I felt strange entering the Chichimeca reservation because I felt as if I was invading the community’s space. The indigenous people of the reservation could automatically tell that we were not from there because of our clothing and our physical features. Emmanuel showed us around the Chichimeca elementary school. We walked into a first grade classroom and sang some songs for the children. The most intriguing part was that the teacher, Valente, asked the children how many of them spoke fluent Chichimeca Jonaz and less than half of the children raised their hands. Valente explained that it is harder to keep cultivating their native tongue Chichimeca Jonaz with the younger generations. “The younger generations are embarrassed of speaking their native tongue outside of the reservation,” explains Emmanuel. Emmanuel explained his projects for the reservation and also explained how we as a group could help. I really admire him, he is committed to maintaining the culture and helping his community through education.
After all the learning we played a game that included a wooden ball soaked in diesel that was lit with a torch. The ball was literally on fire the whole game, and we were given croquet-like sticks and ask to hit the ball until we scored. First, we were given a demonstration by the sixth graders, then we were asked to play. We were warned that the ball was not to touch our legs otherwise we could get burned. It is an ancient Chichimeca game and it is still practiced on the reservation. Most indigenous communities in Mexico compete on a national level. Then we visited a pre- Hispanic music museum and we saw a lot of the instruments used by indigenous cultures. We learned how and what the sounds of the different instruments meant. As a group we also learned a few words in Chichimeca.
We visited Mineral de Pozos in San Luis de la Paz and saw how a once flourishing and promising town turned into a ghost town. The town was most known because of its minerals and there was a lot of mining in the area. All there is left now is a deserted town that has many ruins and ancient buildings. We spoke to some of the people and they told us some of their experiences and worries about the future of the town. We were in the area the whole day and we spoke to many people. As a group we did so many other things and it is impossible to write it all down. I learned so much from bilingual teacher Emmanuel and from the people on the reservation.
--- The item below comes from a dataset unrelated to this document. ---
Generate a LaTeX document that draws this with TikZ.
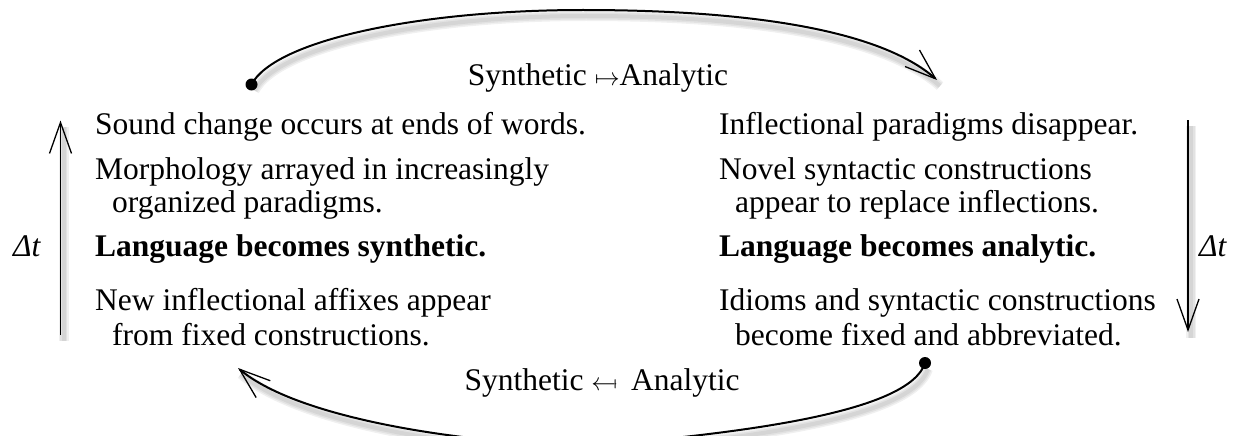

The city of Guanajuato is beautiful, it is my first time in the city. The host family that I was put into is very warm and open. My host family’s home is in the hills of Guanajuato; which is why I can see the city of Guanajuato from the terrace. I actually have to walk 20 minutes to get to the CIEE office, it definitely is a lot of exercise. So far we had meetings everyday at the CIEE office. We have already done a scavenger hunt race around the city with other students. Yesterday we met with all the foreign exchange students and the nationals from other parts of México who are studying at the University of Guanajuato this semester. The host spoke very clear as to the distinction between foreigners and nationals, he said “raise your hand if you are a foreigner which means you are not Mexican.” I didn’t know whether to raise my hand or not, even that simple question had me thinking because my nationality is Mexican but I do come from a US university. This is one of many questions that I will be asking myself during my stay here. I am so excited to start classes already, I want to meet the students and the professors. I have not yet been inside the University of Guanajuato, but I have to climb “Las escalinatas” (the stairs leading up to the building in the picture). I look forward to learning more about the history and literature of México.